┌─ Data extract

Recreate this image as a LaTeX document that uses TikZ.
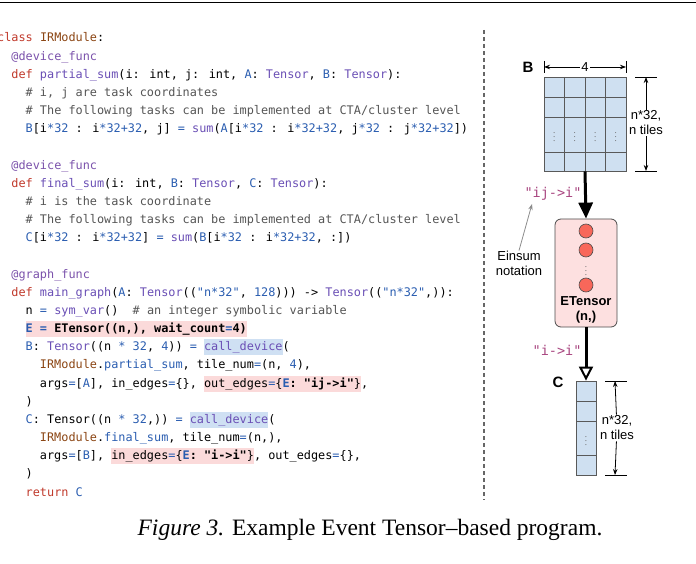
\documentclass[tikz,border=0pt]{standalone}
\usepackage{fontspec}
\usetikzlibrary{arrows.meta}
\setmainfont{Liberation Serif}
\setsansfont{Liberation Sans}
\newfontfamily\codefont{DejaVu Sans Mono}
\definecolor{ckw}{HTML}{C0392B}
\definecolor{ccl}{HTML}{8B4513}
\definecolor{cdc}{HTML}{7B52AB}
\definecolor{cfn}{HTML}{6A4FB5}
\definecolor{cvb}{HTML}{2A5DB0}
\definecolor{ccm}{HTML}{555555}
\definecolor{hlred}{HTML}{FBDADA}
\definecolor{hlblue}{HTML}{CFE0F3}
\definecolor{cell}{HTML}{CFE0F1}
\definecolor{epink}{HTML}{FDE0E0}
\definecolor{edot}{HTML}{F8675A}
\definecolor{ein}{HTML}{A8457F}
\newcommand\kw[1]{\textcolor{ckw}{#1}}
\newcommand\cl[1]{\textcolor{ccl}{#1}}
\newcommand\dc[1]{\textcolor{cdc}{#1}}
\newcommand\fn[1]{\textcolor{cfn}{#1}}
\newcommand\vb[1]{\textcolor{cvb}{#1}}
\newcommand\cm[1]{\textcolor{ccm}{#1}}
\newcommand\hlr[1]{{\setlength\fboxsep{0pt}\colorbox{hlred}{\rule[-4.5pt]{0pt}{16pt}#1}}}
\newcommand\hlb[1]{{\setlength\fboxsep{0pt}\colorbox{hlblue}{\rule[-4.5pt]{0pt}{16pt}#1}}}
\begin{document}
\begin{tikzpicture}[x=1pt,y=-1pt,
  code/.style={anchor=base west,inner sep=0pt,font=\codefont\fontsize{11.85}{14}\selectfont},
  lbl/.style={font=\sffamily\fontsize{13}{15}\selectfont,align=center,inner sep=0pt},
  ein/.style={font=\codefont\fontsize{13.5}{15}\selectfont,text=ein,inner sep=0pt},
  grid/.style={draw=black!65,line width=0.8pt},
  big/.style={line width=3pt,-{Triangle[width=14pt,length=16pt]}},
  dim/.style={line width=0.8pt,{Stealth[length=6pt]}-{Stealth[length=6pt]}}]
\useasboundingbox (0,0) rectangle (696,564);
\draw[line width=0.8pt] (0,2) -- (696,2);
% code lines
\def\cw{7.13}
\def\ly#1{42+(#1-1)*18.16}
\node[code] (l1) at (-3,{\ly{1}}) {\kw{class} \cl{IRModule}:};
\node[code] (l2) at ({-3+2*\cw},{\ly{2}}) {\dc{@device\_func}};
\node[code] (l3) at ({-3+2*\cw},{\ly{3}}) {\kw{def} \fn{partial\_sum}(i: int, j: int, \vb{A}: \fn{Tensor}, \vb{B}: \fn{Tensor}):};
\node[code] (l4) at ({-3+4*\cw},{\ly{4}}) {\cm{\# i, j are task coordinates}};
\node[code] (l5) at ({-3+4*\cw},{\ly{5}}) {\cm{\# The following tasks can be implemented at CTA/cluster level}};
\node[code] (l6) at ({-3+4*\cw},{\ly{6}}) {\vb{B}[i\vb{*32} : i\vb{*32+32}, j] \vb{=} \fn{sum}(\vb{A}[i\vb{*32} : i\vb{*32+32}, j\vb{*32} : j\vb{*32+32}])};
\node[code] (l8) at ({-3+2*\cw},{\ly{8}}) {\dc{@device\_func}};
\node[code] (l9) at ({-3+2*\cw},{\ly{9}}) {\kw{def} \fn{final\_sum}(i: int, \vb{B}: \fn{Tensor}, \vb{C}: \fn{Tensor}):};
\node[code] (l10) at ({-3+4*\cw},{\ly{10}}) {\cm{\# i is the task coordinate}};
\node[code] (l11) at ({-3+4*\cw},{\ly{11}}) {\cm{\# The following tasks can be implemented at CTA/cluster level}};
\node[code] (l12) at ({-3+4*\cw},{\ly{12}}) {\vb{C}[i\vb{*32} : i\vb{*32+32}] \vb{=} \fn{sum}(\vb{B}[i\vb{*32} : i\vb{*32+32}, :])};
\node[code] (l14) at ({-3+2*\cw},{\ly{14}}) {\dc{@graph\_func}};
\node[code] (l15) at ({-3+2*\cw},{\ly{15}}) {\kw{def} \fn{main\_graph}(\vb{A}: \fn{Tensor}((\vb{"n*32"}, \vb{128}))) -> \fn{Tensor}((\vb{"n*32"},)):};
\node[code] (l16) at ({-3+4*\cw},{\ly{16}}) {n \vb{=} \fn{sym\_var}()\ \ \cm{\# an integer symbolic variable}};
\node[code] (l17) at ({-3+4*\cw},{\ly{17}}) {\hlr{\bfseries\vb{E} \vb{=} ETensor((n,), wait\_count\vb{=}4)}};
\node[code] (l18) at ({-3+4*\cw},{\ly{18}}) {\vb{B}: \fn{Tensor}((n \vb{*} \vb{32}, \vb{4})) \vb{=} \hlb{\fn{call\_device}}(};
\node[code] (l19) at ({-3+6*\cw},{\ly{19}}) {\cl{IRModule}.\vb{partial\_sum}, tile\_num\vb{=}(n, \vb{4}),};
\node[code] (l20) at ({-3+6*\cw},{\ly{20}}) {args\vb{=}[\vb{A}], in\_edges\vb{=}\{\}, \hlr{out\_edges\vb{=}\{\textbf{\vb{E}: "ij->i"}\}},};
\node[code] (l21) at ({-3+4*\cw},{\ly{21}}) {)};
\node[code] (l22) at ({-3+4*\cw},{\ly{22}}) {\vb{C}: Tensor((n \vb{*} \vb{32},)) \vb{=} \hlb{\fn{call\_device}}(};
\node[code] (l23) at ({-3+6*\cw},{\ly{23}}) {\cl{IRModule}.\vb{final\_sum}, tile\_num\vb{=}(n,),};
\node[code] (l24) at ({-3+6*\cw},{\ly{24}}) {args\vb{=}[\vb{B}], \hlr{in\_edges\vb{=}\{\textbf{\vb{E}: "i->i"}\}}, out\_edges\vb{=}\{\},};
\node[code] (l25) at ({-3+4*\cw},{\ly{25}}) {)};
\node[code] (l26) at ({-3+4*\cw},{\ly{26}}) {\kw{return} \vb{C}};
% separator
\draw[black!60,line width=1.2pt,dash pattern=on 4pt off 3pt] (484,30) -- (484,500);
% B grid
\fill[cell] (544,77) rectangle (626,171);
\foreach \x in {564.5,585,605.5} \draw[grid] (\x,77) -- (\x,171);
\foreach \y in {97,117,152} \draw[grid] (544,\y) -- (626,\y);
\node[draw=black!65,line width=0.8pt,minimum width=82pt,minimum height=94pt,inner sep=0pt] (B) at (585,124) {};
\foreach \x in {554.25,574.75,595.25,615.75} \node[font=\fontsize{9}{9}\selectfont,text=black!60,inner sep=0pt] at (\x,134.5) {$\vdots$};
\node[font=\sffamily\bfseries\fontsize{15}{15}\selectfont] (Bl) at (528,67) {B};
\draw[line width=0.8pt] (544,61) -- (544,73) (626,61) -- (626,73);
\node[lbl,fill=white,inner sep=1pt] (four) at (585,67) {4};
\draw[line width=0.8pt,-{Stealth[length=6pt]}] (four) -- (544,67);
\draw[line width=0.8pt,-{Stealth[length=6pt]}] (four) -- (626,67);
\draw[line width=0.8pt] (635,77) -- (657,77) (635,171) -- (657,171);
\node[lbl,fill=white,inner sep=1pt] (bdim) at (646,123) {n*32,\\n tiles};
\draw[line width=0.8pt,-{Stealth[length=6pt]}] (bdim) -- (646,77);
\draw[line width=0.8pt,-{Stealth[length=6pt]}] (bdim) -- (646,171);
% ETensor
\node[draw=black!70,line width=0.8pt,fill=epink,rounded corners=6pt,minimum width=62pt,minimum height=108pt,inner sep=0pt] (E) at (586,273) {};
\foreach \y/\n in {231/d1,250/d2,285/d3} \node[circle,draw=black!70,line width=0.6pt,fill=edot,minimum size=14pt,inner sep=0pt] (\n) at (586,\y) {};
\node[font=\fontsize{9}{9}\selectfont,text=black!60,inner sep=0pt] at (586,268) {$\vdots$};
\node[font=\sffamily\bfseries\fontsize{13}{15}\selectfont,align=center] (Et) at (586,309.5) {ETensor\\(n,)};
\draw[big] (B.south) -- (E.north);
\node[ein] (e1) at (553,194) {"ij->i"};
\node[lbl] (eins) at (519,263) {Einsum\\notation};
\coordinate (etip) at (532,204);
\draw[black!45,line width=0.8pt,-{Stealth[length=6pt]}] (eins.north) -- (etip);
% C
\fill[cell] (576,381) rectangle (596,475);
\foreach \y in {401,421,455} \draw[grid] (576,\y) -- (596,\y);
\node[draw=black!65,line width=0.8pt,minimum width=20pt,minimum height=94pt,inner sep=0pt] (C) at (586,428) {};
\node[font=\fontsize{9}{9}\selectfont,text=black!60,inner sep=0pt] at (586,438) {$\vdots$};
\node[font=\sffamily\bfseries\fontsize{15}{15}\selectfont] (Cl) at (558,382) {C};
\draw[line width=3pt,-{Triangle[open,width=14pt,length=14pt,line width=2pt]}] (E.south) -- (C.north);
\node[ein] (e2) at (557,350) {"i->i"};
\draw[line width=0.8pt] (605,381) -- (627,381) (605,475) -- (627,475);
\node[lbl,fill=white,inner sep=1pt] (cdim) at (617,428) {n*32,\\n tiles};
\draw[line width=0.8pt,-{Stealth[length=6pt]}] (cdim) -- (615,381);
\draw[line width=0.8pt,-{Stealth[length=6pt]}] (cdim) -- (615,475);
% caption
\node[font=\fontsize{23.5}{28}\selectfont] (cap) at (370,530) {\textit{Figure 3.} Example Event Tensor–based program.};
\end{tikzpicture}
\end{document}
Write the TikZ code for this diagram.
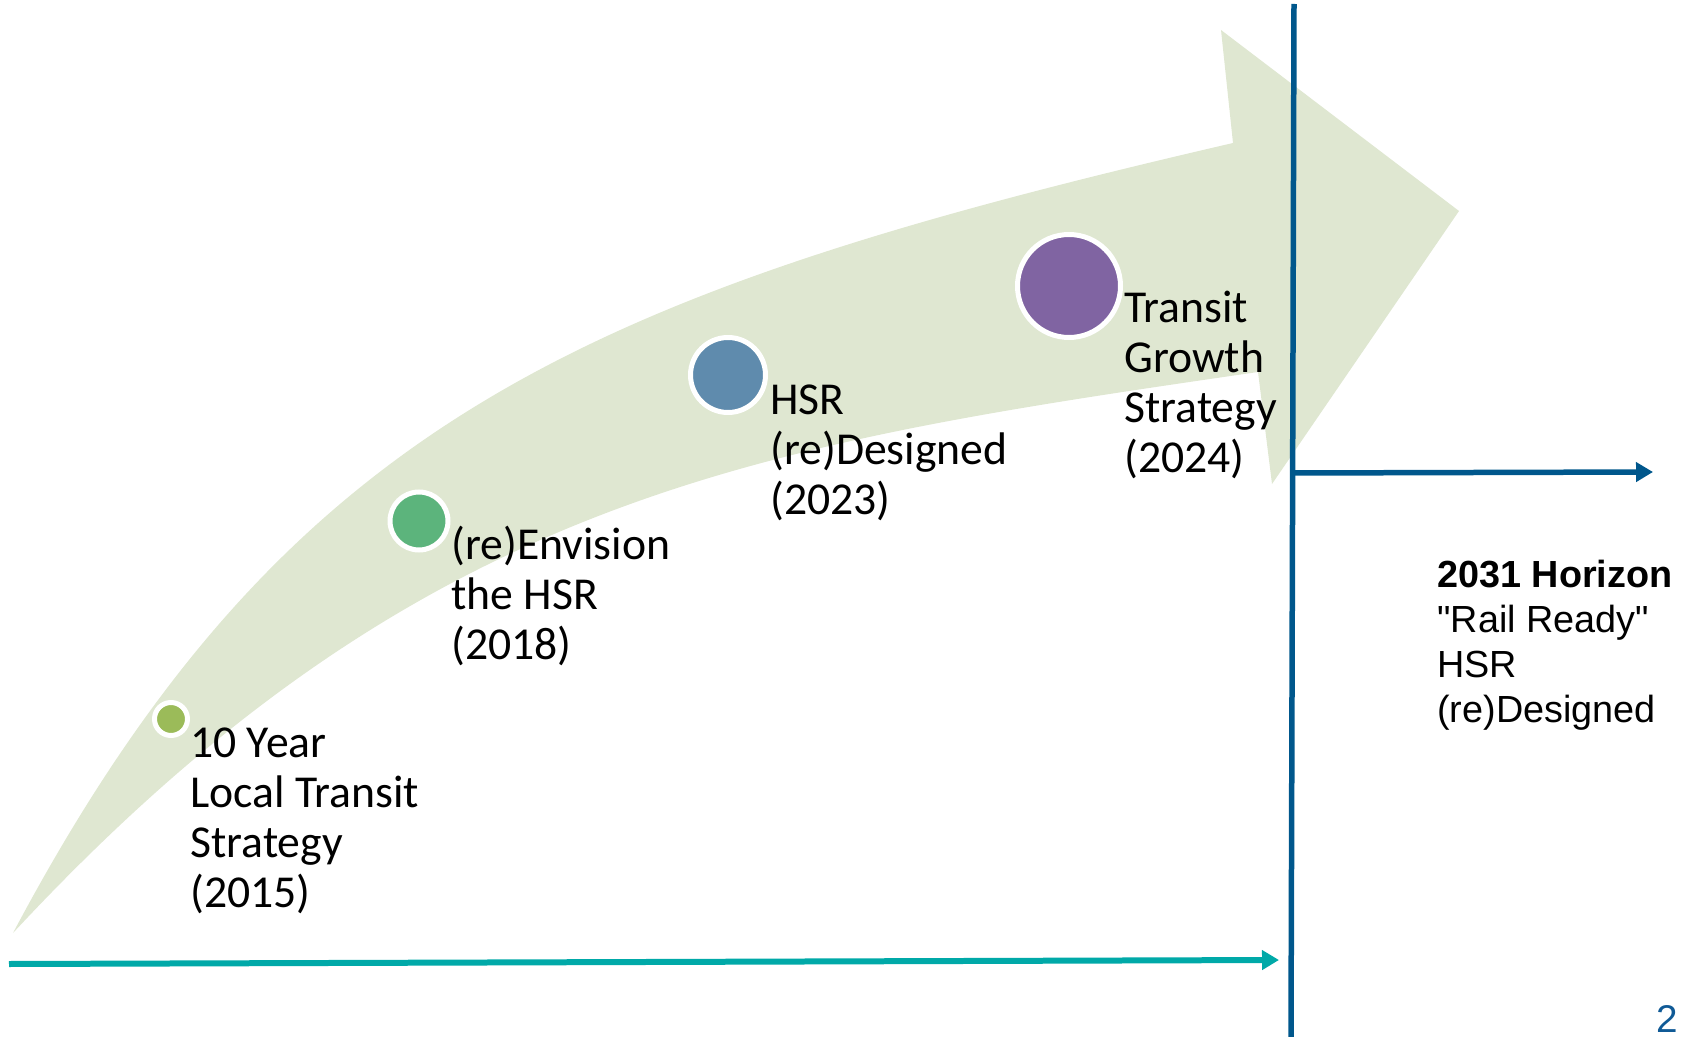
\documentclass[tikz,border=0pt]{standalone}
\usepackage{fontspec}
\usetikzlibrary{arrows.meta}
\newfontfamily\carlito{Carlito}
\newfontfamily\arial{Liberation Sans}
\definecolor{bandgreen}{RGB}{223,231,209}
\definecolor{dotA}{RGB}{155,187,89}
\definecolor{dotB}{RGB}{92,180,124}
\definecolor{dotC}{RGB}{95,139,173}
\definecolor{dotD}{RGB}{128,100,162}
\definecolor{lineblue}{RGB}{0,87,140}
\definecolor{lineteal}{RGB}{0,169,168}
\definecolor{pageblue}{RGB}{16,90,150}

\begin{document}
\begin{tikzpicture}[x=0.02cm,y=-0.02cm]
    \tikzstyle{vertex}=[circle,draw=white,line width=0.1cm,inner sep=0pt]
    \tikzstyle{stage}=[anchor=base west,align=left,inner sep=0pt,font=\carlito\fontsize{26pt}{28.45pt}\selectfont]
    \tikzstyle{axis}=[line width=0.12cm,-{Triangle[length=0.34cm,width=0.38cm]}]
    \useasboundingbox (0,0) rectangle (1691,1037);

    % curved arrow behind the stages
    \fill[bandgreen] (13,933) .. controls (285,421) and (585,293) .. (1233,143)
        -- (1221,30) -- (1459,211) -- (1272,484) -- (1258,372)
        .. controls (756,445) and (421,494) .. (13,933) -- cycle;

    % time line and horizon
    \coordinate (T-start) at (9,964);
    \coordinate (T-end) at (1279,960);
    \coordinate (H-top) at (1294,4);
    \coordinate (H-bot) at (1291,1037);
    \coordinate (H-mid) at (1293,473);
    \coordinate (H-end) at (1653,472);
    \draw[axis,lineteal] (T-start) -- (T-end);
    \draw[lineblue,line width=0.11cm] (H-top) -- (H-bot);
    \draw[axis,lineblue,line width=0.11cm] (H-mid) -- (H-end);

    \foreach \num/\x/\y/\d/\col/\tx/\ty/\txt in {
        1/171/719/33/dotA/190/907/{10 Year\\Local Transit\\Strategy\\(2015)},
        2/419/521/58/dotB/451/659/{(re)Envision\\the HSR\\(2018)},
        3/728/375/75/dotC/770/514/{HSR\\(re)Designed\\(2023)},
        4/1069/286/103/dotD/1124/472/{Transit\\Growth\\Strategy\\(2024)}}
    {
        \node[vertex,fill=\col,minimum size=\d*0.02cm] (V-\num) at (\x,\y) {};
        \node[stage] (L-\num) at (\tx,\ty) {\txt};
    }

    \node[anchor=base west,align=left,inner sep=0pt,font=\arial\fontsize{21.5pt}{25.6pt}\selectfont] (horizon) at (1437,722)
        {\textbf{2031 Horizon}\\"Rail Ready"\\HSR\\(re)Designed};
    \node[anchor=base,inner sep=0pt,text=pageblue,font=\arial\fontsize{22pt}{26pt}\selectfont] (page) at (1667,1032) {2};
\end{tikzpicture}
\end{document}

└─

▶ [Instructions to follow]
Omit all pictures, then copy the lines between the ones holding "Write the TikZ code for this diagram." and "(13,933) -- cycle;", inclusive.

▶ [Solution to this exercise]
Write the TikZ code for this diagram.
\documentclass[tikz,border=0pt]{standalone}
\usepackage{fontspec}
\usetikzlibrary{arrows.meta}
\newfontfamily\carlito{Carlito}
\newfontfamily\arial{Liberation Sans}
\definecolor{bandgreen}{RGB}{223,231,209}
\definecolor{dotA}{RGB}{155,187,89}
\definecolor{dotB}{RGB}{92,180,124}
\definecolor{dotC}{RGB}{95,139,173}
\definecolor{dotD}{RGB}{128,100,162}
\definecolor{lineblue}{RGB}{0,87,140}
\definecolor{lineteal}{RGB}{0,169,168}
\definecolor{pageblue}{RGB}{16,90,150}

\begin{document}
\begin{tikzpicture}[x=0.02cm,y=-0.02cm]
    \tikzstyle{vertex}=[circle,draw=white,line width=0.1cm,inner sep=0pt]
    \tikzstyle{stage}=[anchor=base west,align=left,inner sep=0pt,font=\carlito\fontsize{26pt}{28.45pt}\selectfont]
    \tikzstyle{axis}=[line width=0.12cm,-{Triangle[length=0.34cm,width=0.38cm]}]
    \useasboundingbox (0,0) rectangle (1691,1037);

    % curved arrow behind the stages
    \fill[bandgreen] (13,933) .. controls (285,421) and (585,293) .. (1233,143)
        -- (1221,30) -- (1459,211) -- (1272,484) -- (1258,372)
        .. controls (756,445) and (421,494) .. (13,933) -- cycle;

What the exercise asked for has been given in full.